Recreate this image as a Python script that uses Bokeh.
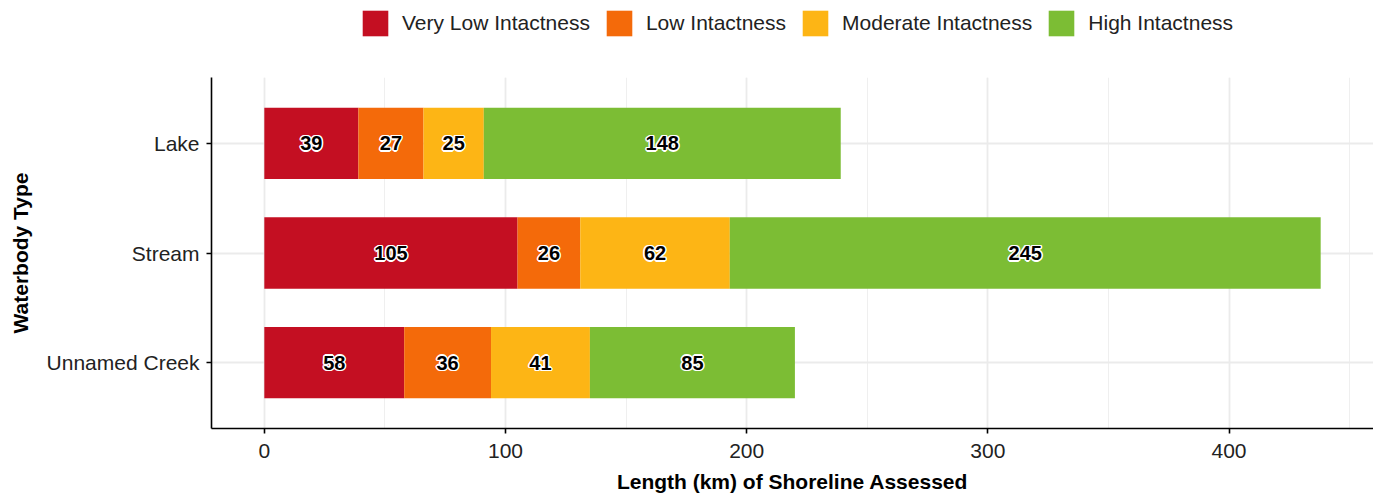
import numpy as np
from bokeh.plotting import figure
from bokeh.layouts import column
from bokeh.models import ColumnDataSource, Range1d, FixedTicker, SingleIntervalTicker, Legend, LegendItem
from bokeh.embed import file_html
from bokeh.resources import INLINE
from bokeh.core.properties import value

categories = ["Lake", "Stream", "Unnamed Creek"]
levels = ["Very Low Intactness", "Low Intactness", "Moderate Intactness", "High Intactness"]
very_low = [39, 105, 58]
low = [27, 26, 36]
moderate = [25, 62, 41]
high = [148, 245, 85]
colors = ["#C40F22", "#F46A0A", "#FDB515", "#7CBD34"]
x_ticks = [0, 100, 200, 300, 400]

series = [very_low, low, moderate, high]
n = len(categories)
ypos = [n - i for i in range(n)]  # first category on top

FONT = "Liberation Sans"
W = 1373

totals = np.sum(np.array(series), axis=0)
xmax = float(totals.max())
pad = 0.05 * xmax

# ---- legend strip ----
pl = figure(width=W, height=60, output_backend="svg", toolbar_location=None,
            x_axis_type=None, y_axis_type=None, x_range=Range1d(0, 1), y_range=Range1d(0, 1),
            min_border=0)
pl.outline_line_color = None
pl.xgrid.visible = False
pl.ygrid.visible = False
litems = []
for lvl, col in zip(levels, colors):
    # glyph kept outside the visible range; only its legend swatch is shown
    r = pl.hbar(y=[-10], left=[0], right=[1], height=0.5, fill_color=col, line_color=None)
    litems.append(LegendItem(label=lvl, renderers=[r]))
legend = Legend(items=litems, orientation="horizontal", location=(148, 21),
                padding=0, margin=0, spacing=13, label_standoff=11,
                glyph_width=32, glyph_height=32,
                label_text_font=FONT, label_text_font_size="21px", label_text_color="#222222",
                border_line_color=None, background_fill_alpha=0)
pl.add_layout(legend, "center")

# ---- main chart ----
p = figure(width=W, height=438, output_backend="svg", toolbar_location=None,
           x_range=Range1d(-pad, xmax + pad), y_range=Range1d(0.4, n + 0.6),
           min_border_left=211, min_border_right=0, min_border_top=17, min_border_bottom=70)
p.outline_line_color = None
p.background_fill_color = "white"

left = np.zeros(n)
halo = [(-1.5, 0), (1.5, 0), (0, -1.5), (0, 1.5), (-1.1, -1.1), (1.1, -1.1), (-1.1, 1.1), (1.1, 1.1)]
for lvl, vals, col in zip(levels, series, colors):
    vals = np.array(vals, dtype=float)
    src = ColumnDataSource(dict(y=ypos, left=left, right=left + vals,
                                mid=left + vals / 2, lab=[str(int(v)) for v in vals]))
    p.hbar(y="y", left="left", right="right", height=0.65, source=src,
           fill_color=col, line_color=None)
    for dx, dy in halo:
        p.text(x="mid", y="y", text="lab", source=src, text_align="center", text_baseline="middle",
               text_font=value(FONT), text_font_size="20px", text_font_style="bold",
               text_color="white", x_offset=dx, y_offset=dy)
    p.text(x="mid", y="y", text="lab", source=src, text_align="center", text_baseline="middle",
           text_font=value(FONT), text_font_size="20px", text_font_style="bold",
           text_color="black")
    left = left + vals

# axes
p.xaxis.ticker = SingleIntervalTicker(interval=100, num_minor_ticks=2)
p.yaxis.ticker = FixedTicker(ticks=ypos)
p.yaxis.major_label_overrides = {y: c for y, c in zip(ypos, categories)}
for ax in (p.xaxis, p.yaxis):
    ax.axis_line_color = "black"
    ax.axis_line_width = 1.6
    ax.major_tick_line_color = "black"
    ax.major_tick_line_width = 1.6
    ax.major_tick_out = 5
    ax.major_tick_in = 0
    ax.minor_tick_line_color = None
    ax.major_label_text_font = FONT
    ax.major_label_text_font_size = "21px"
    ax.major_label_text_color = "#222222"
    ax.axis_label_text_font = FONT
    ax.axis_label_text_font_size = "21px"
    ax.axis_label_text_font_style = "bold"
    ax.axis_label_text_color = "black"
p.xaxis.axis_label = "Length (km) of Shoreline Assessed"
p.yaxis.axis_label = "Waterbody Type"
p.xaxis.major_label_standoff = 10
p.xaxis.axis_label_standoff = 9
p.yaxis.major_label_standoff = 7
p.yaxis.axis_label_standoff = 12

p.xgrid.grid_line_color = "#EBEBEB"
p.xgrid.grid_line_width = 1.8
p.xgrid.minor_grid_line_color = "#EFEFEF"
p.xgrid.minor_grid_line_width = 1.0
p.ygrid.grid_line_color = "#EBEBEB"
p.ygrid.grid_line_width = 1.8

layout = column(pl, p, spacing=0)
open("out.html", "w").write(file_html(layout, INLINE))
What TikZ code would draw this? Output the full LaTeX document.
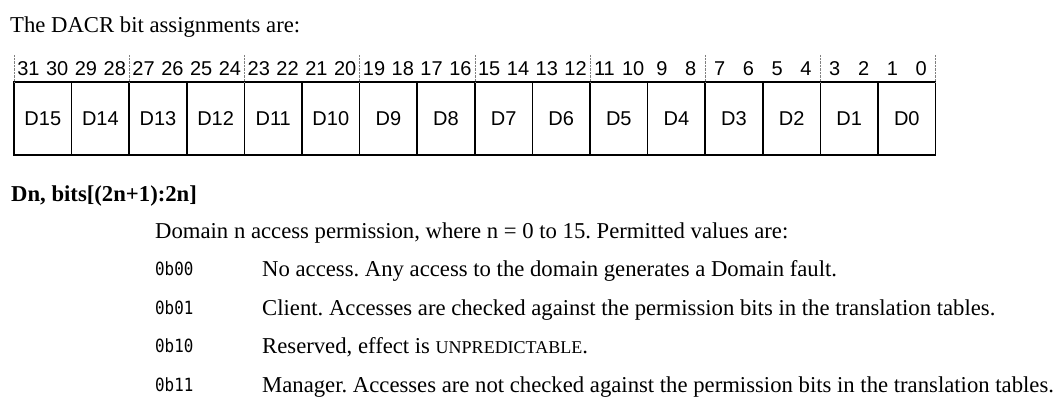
\documentclass[tikz,border=0pt]{standalone}
\usepackage{fontspec}
\setmainfont{Liberation Serif}
\setsansfont{Liberation Sans}
\setmonofont[FakeStretch=0.87]{DejaVu Sans Mono}
\usetikzlibrary{positioning}

\newcommand{\scaps}[1]{{\fontsize{18}{18}\selectfont #1}}
\frenchspacing

\begin{document}
\begin{tikzpicture}[x=1pt,y=-1pt,
	field/.style={draw, line width=1.6pt, minimum width=57.6pt, minimum height=73pt,
		inner sep=0pt, text height=14pt, text depth=0pt, font=\sffamily\fontsize{20}{20}\selectfont},
	bitno/.style={inner sep=0pt, anchor=base, font=\sffamily\fontsize{20}{20}\selectfont},
	body/.style={anchor=base west, inner sep=0pt, font=\fontsize{22.7}{23}\selectfont},
	code/.style={anchor=base west, inner sep=0pt, font=\ttfamily\fontsize{18.2}{19}\selectfont}]
	\useasboundingbox (0,0) rectangle (1057,400);
	
	\node[body] (title) at (10,32) {The DACR bit assignments are:};
	
	% register fields and bit numbers
	\foreach \n in {0,...,15}
		\node[field] (D\n) at ({14+(15-\n)*57.6+28.8},118.5) {D\n};
	\foreach \b in {0,...,31}
		\node[bitno] (b\b) at ({14+(31-\b)*28.8+14.4},75) {\b};
	\foreach \k in {0,...,8}
		\draw[densely dotted, gray] ({14+\k*115.2},55) -- ({14+\k*115.2},82);
	
	\node[body, font=\bfseries\fontsize{22.7}{23}\selectfont] (dn) at (11,201) {Dn, bits[(2n+1):2n]};
	\node[body] (desc) at (155,238.5) {Domain n access permission, where n = 0 to 15. Permitted values are:};
	
	\node[code] (v0) at (155,275.5) {0b00};
	\node[code] (v1) at (155,314) {0b01};
	\node[code] (v2) at (155,352.5) {0b10};
	\node[code] (v3) at (155,391) {0b11};
	
	\node[body] (t0) at (262,276.5) {No access. Any access to the domain generates a Domain fault.};
	\node[body] (t1) at (262,315) {Client. Accesses are checked against the permission bits in the translation tables.};
	\node[body] (t2) at (262,353.5) {Reserved, effect is \scaps{UNPREDICTABLE}.};
	\node[body] (t3) at (262,392) {Manager. Accesses are not checked against the permission bits in the translation tables.};
\end{tikzpicture}
\end{document}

■ ■ ■ ■ ■ ■ ■

All the lines above are to be reproduced exactly, except the pictures.

Exercise solution:
Recreate this image as a Python script that uses Bokeh.
import numpy as np
from bokeh.plotting import figure
from bokeh.layouts import column
from bokeh.models import ColumnDataSource, Range1d, FixedTicker, SingleIntervalTicker, Legend, LegendItem
from bokeh.embed import file_html
from bokeh.resources import INLINE
from bokeh.core.properties import value

categories = ["Lake", "Stream", "Unnamed Creek"]
levels = ["Very Low Intactness", "Low Intactness", "Moderate Intactness", "High Intactness"]
very_low = [39, 105, 58]
low = [27, 26, 36]
moderate = [25, 62, 41]
high = [148, 245, 85]
colors = ["#C40F22", "#F46A0A", "#FDB515", "#7CBD34"]
x_ticks = [0, 100, 200, 300, 400]

series = [very_low, low, moderate, high]
n = len(categories)
ypos = [n - i for i in range(n)]  # first category on top

FONT = "Liberation Sans"
W = 1373

totals = np.sum(np.array(series), axis=0)
xmax = float(totals.max())
pad = 0.05 * xmax

# ---- legend strip ----
pl = figure(width=W, height=60, output_backend="svg", toolbar_location=None,
            x_axis_type=None, y_axis_type=None, x_range=Range1d(0, 1), y_range=Range1d(0, 1),
            min_border=0)
pl.outline_line_color = None
pl.xgrid.visible = False
pl.ygrid.visible = False
litems = []
for lvl, col in zip(levels, colors):
    # glyph kept outside the visible range; only its legend swatch is shown
    r = pl.hbar(y=[-10], left=[0], right=[1], height=0.5, fill_color=col, line_color=None)
    litems.append(LegendItem(label=lvl, renderers=[r]))
legend = Legend(items=litems, orientation="horizontal", location=(148, 21),
                padding=0, margin=0, spacing=13, label_standoff=11,
                glyph_width=32, glyph_height=32,
                label_text_font=FONT, label_text_font_size="21px", label_text_color="#222222",
                border_line_color=None, background_fill_alpha=0)
pl.add_layout(legend, "center")

# ---- main chart ----
p = figure(width=W, height=438, output_backend="svg", toolbar_location=None,
           x_range=Range1d(-pad, xmax + pad), y_range=Range1d(0.4, n + 0.6),
           min_border_left=211, min_border_right=0, min_border_top=17, min_border_bottom=70)
p.outline_line_color = None
p.background_fill_color = "white"

left = np.zeros(n)
halo = [(-1.5, 0), (1.5, 0), (0, -1.5), (0, 1.5), (-1.1, -1.1), (1.1, -1.1), (-1.1, 1.1), (1.1, 1.1)]
for lvl, vals, col in zip(levels, series, colors):
    vals = np.array(vals, dtype=float)
    src = ColumnDataSource(dict(y=ypos, left=left, right=left + vals,
                                mid=left + vals / 2, lab=[str(int(v)) for v in vals]))
    p.hbar(y="y", left="left", right="right", height=0.65, source=src,
           fill_color=col, line_color=None)
    for dx, dy in halo:
        p.text(x="mid", y="y", text="lab", source=src, text_align="center", text_baseline="middle",
               text_font=value(FONT), text_font_size="20px", text_font_style="bold",
               text_color="white", x_offset=dx, y_offset=dy)
    p.text(x="mid", y="y", text="lab", source=src, text_align="center", text_baseline="middle",
           text_font=value(FONT), text_font_size="20px", text_font_style="bold",
           text_color="black")
    left = left + vals

# axes
p.xaxis.ticker = SingleIntervalTicker(interval=100, num_minor_ticks=2)
p.yaxis.ticker = FixedTicker(ticks=ypos)
p.yaxis.major_label_overrides = {y: c for y, c in zip(ypos, categories)}
for ax in (p.xaxis, p.yaxis):
    ax.axis_line_color = "black"
    ax.axis_line_width = 1.6
    ax.major_tick_line_color = "black"
    ax.major_tick_line_width = 1.6
    ax.major_tick_out = 5
    ax.major_tick_in = 0
    ax.minor_tick_line_color = None
    ax.major_label_text_font = FONT
    ax.major_label_text_font_size = "21px"
    ax.major_label_text_color = "#222222"
    ax.axis_label_text_font = FONT
    ax.axis_label_text_font_size = "21px"
    ax.axis_label_text_font_style = "bold"
    ax.axis_label_text_color = "black"
p.xaxis.axis_label = "Length (km) of Shoreline Assessed"
p.yaxis.axis_label = "Waterbody Type"
p.xaxis.major_label_standoff = 10
p.xaxis.axis_label_standoff = 9
p.yaxis.major_label_standoff = 7
p.yaxis.axis_label_standoff = 12

p.xgrid.grid_line_color = "#EBEBEB"
p.xgrid.grid_line_width = 1.8
p.xgrid.minor_grid_line_color = "#EFEFEF"
p.xgrid.minor_grid_line_width = 1.0
p.ygrid.grid_line_color = "#EBEBEB"
p.ygrid.grid_line_width = 1.8

layout = column(pl, p, spacing=0)
open("out.html", "w").write(file_html(layout, INLINE))
What TikZ code would draw this? Output the full LaTeX document.
\documentclass[tikz,border=0pt]{standalone}
\usepackage{fontspec}
\setmainfont{Liberation Serif}
\setsansfont{Liberation Sans}
\setmonofont[FakeStretch=0.87]{DejaVu Sans Mono}
\usetikzlibrary{positioning}

\newcommand{\scaps}[1]{{\fontsize{18}{18}\selectfont #1}}
\frenchspacing

\begin{document}
\begin{tikzpicture}[x=1pt,y=-1pt,
	field/.style={draw, line width=1.6pt, minimum width=57.6pt, minimum height=73pt,
		inner sep=0pt, text height=14pt, text depth=0pt, font=\sffamily\fontsize{20}{20}\selectfont},
	bitno/.style={inner sep=0pt, anchor=base, font=\sffamily\fontsize{20}{20}\selectfont},
	body/.style={anchor=base west, inner sep=0pt, font=\fontsize{22.7}{23}\selectfont},
	code/.style={anchor=base west, inner sep=0pt, font=\ttfamily\fontsize{18.2}{19}\selectfont}]
	\useasboundingbox (0,0) rectangle (1057,400);
	
	\node[body] (title) at (10,32) {The DACR bit assignments are:};
	
	% register fields and bit numbers
	\foreach \n in {0,...,15}
		\node[field] (D\n) at ({14+(15-\n)*57.6+28.8},118.5) {D\n};
	\foreach \b in {0,...,31}
		\node[bitno] (b\b) at ({14+(31-\b)*28.8+14.4},75) {\b};
	\foreach \k in {0,...,8}
		\draw[densely dotted, gray] ({14+\k*115.2},55) -- ({14+\k*115.2},82);
	
	\node[body, font=\bfseries\fontsize{22.7}{23}\selectfont] (dn) at (11,201) {Dn, bits[(2n+1):2n]};
	\node[body] (desc) at (155,238.5) {Domain n access permission, where n = 0 to 15. Permitted values are:};
	
	\node[code] (v0) at (155,275.5) {0b00};
	\node[code] (v1) at (155,314) {0b01};
	\node[code] (v2) at (155,352.5) {0b10};
	\node[code] (v3) at (155,391) {0b11};
	
	\node[body] (t0) at (262,276.5) {No access. Any access to the domain generates a Domain fault.};
	\node[body] (t1) at (262,315) {Client. Accesses are checked against the permission bits in the translation tables.};
	\node[body] (t2) at (262,353.5) {Reserved, effect is \scaps{UNPREDICTABLE}.};
	\node[body] (t3) at (262,392) {Manager. Accesses are not checked against the permission bits in the translation tables.};
\end{tikzpicture}
\end{document}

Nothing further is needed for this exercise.